StarRocks / starrocks

The world's fastest open query engine for sub-second analytics both on and off the data lakehouse. With the flexibility to support nearly any scenario, StarRocks provides best-in-class performance for multi-dimensional analytics, real-time analytics, and ad-hoc queries.
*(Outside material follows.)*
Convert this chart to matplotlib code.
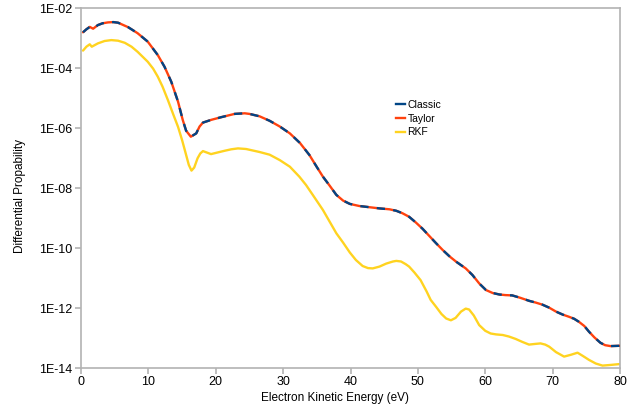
import numpy as np
import matplotlib
matplotlib.use("Agg")
import matplotlib.pyplot as plt
from matplotlib.ticker import FixedLocator, NullLocator

plt.rcParams['font.family'] = ['Liberation Sans', 'DejaVu Sans']

# Classic / Taylor (identical curves): energy (eV) and log10 of probability
classic_e = [0.3, 0.8, 1.3, 1.8, 2.5, 3.2, 4.0, 4.8, 5.5, 7.0, 8.4, 9.9, 11.4, 12.4, 13.4,
             14.4, 15.1, 15.6, 16.3, 17.1, 17.6, 18.1, 19.3, 20.8, 22.8, 24.3, 25.0, 26.5,
             28.0, 29.5, 31.0, 32.5, 33.9, 35.0, 35.9, 36.9, 37.9, 38.9, 39.9, 41.3, 42.8,
             44.3, 45.8, 46.8, 47.7, 48.7, 49.7, 50.7, 51.7, 52.7, 53.7, 54.7, 55.7, 56.4,
             57.1, 58.1, 59.1, 60.1, 61.1, 62.1, 63.0, 64.0, 65.2, 66.5, 67.5, 68.5, 69.5,
             70.5, 71.5, 72.4, 73.2, 73.9, 74.7, 75.4, 76.2, 77.1, 77.8, 78.6, 79.9]
classic_log = [-2.81, -2.71, -2.63, -2.69, -2.57, -2.51, -2.48, -2.47, -2.49, -2.64, -2.84,
               -3.12, -3.57, -3.96, -4.46, -5.12, -5.73, -6.09, -6.29, -6.18, -5.95, -5.82,
               -5.73, -5.64, -5.53, -5.51, -5.53, -5.61, -5.76, -5.95, -6.18, -6.50, -6.90,
               -7.30, -7.62, -7.92, -8.23, -8.42, -8.53, -8.60, -8.64, -8.68, -8.71, -8.76,
               -8.84, -8.96, -9.15, -9.36, -9.60, -9.84, -10.07, -10.28, -10.46, -10.57,
               -10.68, -10.90, -11.18, -11.40, -11.50, -11.55, -11.57, -11.58, -11.66, -11.76,
               -11.82, -11.89, -11.99, -12.12, -12.22, -12.29, -12.36, -12.46, -12.60, -12.79,
               -12.98, -13.16, -13.24, -13.27, -13.26]

# RKF
rkf_e = [0.3, 0.8, 1.3, 1.6, 2.5, 3.5, 4.5, 5.5, 6.5, 7.5, 8.4, 9.4, 9.9, 10.7, 11.4, 12.1,
         12.9, 13.7, 14.4, 15.0, 15.4, 16.0, 16.4, 16.8, 17.3, 17.7, 18.1, 18.7, 19.3, 20.2,
         21.3, 22.3, 23.3, 24.5, 25.5, 26.5, 28.0, 29.5, 31.0, 32.4, 33.4, 34.4, 35.9, 37.9,
         38.9, 39.9, 40.8, 41.8, 42.6, 43.3, 44.3, 45.3, 46.3, 46.8, 47.5, 48.2, 48.7, 49.5,
         50.4, 51.3, 51.9, 52.7, 53.5, 54.2, 54.9, 55.6, 56.4, 57.1, 57.6, 58.3, 59.1, 60.0,
         60.8, 61.6, 62.6, 63.5, 64.5, 65.5, 66.5, 67.3, 68.2, 68.9, 69.5, 70.5, 71.7, 72.7,
         73.7, 74.5, 75.4, 76.4, 77.4, 78.5, 79.9]
rkf_log = [-3.42, -3.29, -3.21, -3.29, -3.18, -3.10, -3.07, -3.09, -3.16, -3.29, -3.46, -3.68,
           -3.79, -4.02, -4.29, -4.62, -5.07, -5.55, -5.96, -6.40, -6.73, -7.23, -7.42, -7.32,
           -7.01, -6.85, -6.77, -6.82, -6.87, -6.82, -6.76, -6.71, -6.68, -6.70, -6.75, -6.80,
           -6.89, -7.07, -7.29, -7.62, -7.90, -8.23, -8.73, -9.51, -9.82, -10.15, -10.40,
           -10.60, -10.67, -10.68, -10.62, -10.52, -10.45, -10.43, -10.45, -10.54, -10.62,
           -10.82, -11.07, -11.45, -11.73, -11.96, -12.20, -12.35, -12.41, -12.33, -12.12,
           -12.02, -12.05, -12.25, -12.57, -12.76, -12.85, -12.88, -12.90, -12.95, -13.03,
           -13.13, -13.22, -13.20, -13.18, -13.22, -13.29, -13.47, -13.62, -13.56, -13.49,
           -13.60, -13.73, -13.85, -13.92, -13.90, -13.87]

ytick_vals = [1e-2, 1e-4, 1e-6, 1e-8, 1e-10, 1e-12, 1e-14]
ytick_labels = ["1E-02", "1E-04", "1E-06", "1E-08", "1E-10", "1E-12", "1E-14"]
xticks = [0, 10, 20, 30, 40, 50, 60, 70, 80]

W, H = 638, 411
fig = plt.figure(figsize=(W / 100, H / 100), dpi=100)
ax = fig.add_axes([81 / W, 1 - 368 / H, (620 - 81) / W, (368 - 8) / H])

ce = np.array(classic_e)
cv = 10 ** np.array(classic_log)
re = np.array(rkf_e)
rv = 10 ** np.array(rkf_log)

kw = dict(lw=1.7, solid_joinstyle='round', solid_capstyle='round')
ax.plot(re, rv, color='#ffd320', zorder=2, **kw)
ax.plot(ce, cv, color='#ff420e', zorder=3, **kw)
ax.plot(ce, cv, color='#004586', lw=1.7, dashes=(3.5, 3.5), dash_joinstyle='round', zorder=4)

ax.set_yscale('log')
ax.set_xlim(0, 80)
ax.set_ylim(1e-14, 1e-2)
ax.yaxis.set_major_locator(FixedLocator(ytick_vals))
ax.yaxis.set_minor_locator(NullLocator())
ax.set_yticks(ytick_vals)
ax.set_yticklabels(ytick_labels)
ax.set_xticks(xticks)
ax.set_xticklabels([str(v) for v in xticks])

for s in ax.spines.values():
    s.set_color('#b3b3b3')
    s.set_linewidth(1.2)
ax.tick_params(axis='both', direction='out', length=4, width=1.2, color='#b3b3b3',
               labelsize=9, pad=2)

fig.text(335 / W, 1 - 398 / H, 'Electron Kinetic Energy (eV)', fontsize=8.5,
         ha='center', va='center')
fig.text(20 / W, 1 - 196 / H, 'Differential Propability', fontsize=8.5,
         ha='center', va='center', rotation=90)

ax.legend([plt.Line2D([], [], color='#004586', lw=1.7),
           plt.Line2D([], [], color='#ff420e', lw=1.7),
           plt.Line2D([], [], color='#ffd320', lw=1.7)],
          ['Classic', 'Taylor', 'RKF'],
          loc='upper left', bbox_to_anchor=((396 - 81) / 539, 1 - (100 - 8) / 360),
          frameon=False, fontsize=7.5, handlelength=0.9, handletextpad=0.2,
          labelspacing=0.35, borderpad=0, borderaxespad=0)

fig.savefig('out.png', dpi=100)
A Linux Foundation project.
https://starrocks.io
Apache License 2.0
8.91k stars 1.79k forks source link

[Bug] window function result error #7493

Closed liuyehcf closed 2 years ago

liuyehcf commented 2 years ago

Steps to reproduce the behavior (Required)

CREATE DATABASE IF NOT EXISTS `analytic`;
DROP TABLE IF EXISTS `analytic`.`t0`;
CREATE TABLE IF NOT EXISTS `analytic`.`t0` (
  `v1` int(11) NOT NULL,
  `v2` int(11) NOT NULL,
  `v3` int(11) NOT NULL
) ENGINE=OLAP
DUPLICATE KEY(`v1`)
DISTRIBUTED BY HASH(`v1`) BUCKETS 10
PROPERTIES (
 "replication_num" = "1"
);

INSERT INTO `analytic`.`t0` (v1, v2, v3) values
    (1, 1, 1),
    (1, 1, 2),
    (1, 1, 3),
    (1, 2, 4),
    (1, 2, 5),
    (1, 2, 6),
    (2, 3, 7),
    (2, 3, 8),
    (2, 3, 9),
    (2, 4, 10),
    (2, 4, 11),
    (2, 4, 12);
INSERT INTO `analytic`.`t0` SELECT * FROM `analytic`.`t0`;
INSERT INTO `analytic`.`t0` SELECT * FROM `analytic`.`t0`;
INSERT INTO `analytic`.`t0` SELECT * FROM `analytic`.`t0`;
INSERT INTO `analytic`.`t0` SELECT * FROM `analytic`.`t0`;
INSERT INTO `analytic`.`t0` SELECT * FROM `analytic`.`t0`;
INSERT INTO `analytic`.`t0` SELECT * FROM `analytic`.`t0`;
INSERT INTO `analytic`.`t0` SELECT * FROM `analytic`.`t0`;
INSERT INTO `analytic`.`t0` SELECT * FROM `analytic`.`t0`;
INSERT INTO `analytic`.`t0` SELECT * FROM `analytic`.`t0`;
INSERT INTO `analytic`.`t0` SELECT * FROM `analytic`.`t0`;
INSERT INTO `analytic`.`t0` SELECT * FROM `analytic`.`t0`;
INSERT INTO `analytic`.`t0` SELECT * FROM `analytic`.`t0`;
SELECT avg(v3) OVER (PARTITION BY v2 ORDER BY v1,v3 ROWS BETWEEN UNBOUNDED PRECEDING AND 1 FOLLOWING ) AS wv, * FROM analytic.t0 ORDER v2,v1,v3

Expected behavior (Required)

The result of non-pipeline engine and pipeline engine are exactly the same

Real behavior (Required)

result of pipeline engine

+----------+--------------------+-------------------+---------+---------+
| count(*) | sum(wv)            | avg(wv)           | min(wv) | max(wv) |
+----------+--------------------+-------------------+---------+---------+
| 49152    | 288208.05550502916 | 5.863607900086042 | 1.0     | 11.0    |
+----------+--------------------+-------------------+---------+---------+

result of non-pipeline engine

+----------+-------------------+-------------------+---------+---------+
| count(*) | sum(wv)           | avg(wv)           | min(wv) | max(wv) |
+----------+-------------------+-------------------+---------+---------+
| 49152    | 288208.0555050295 | 5.863607900086049 | 1.0     | 11.0    |
+----------+-------------------+-------------------+---------+---------+

StarRocks version (Required)

+-------------------+
| current_version() |
+-------------------+
| UNKNOWN 5e9664bbc |
+-------------------+
liuyehcf commented 2 years ago

The difference is only in the precision bits, and if we compare the results of these two engines using the sub query

SELECT avg(v3) OVER (PARTITION BY v2 ORDER BY v1,v3 ROWS BETWEEN UNBOUNDED PRECEDING AND 1 FOLLOWING ) AS wv, * FROM analytic.t0 ORDER BY v2,v1,v3,wv;

we found that the result is exactly the same.

So maybe it is acceptable to loss precision in some degree.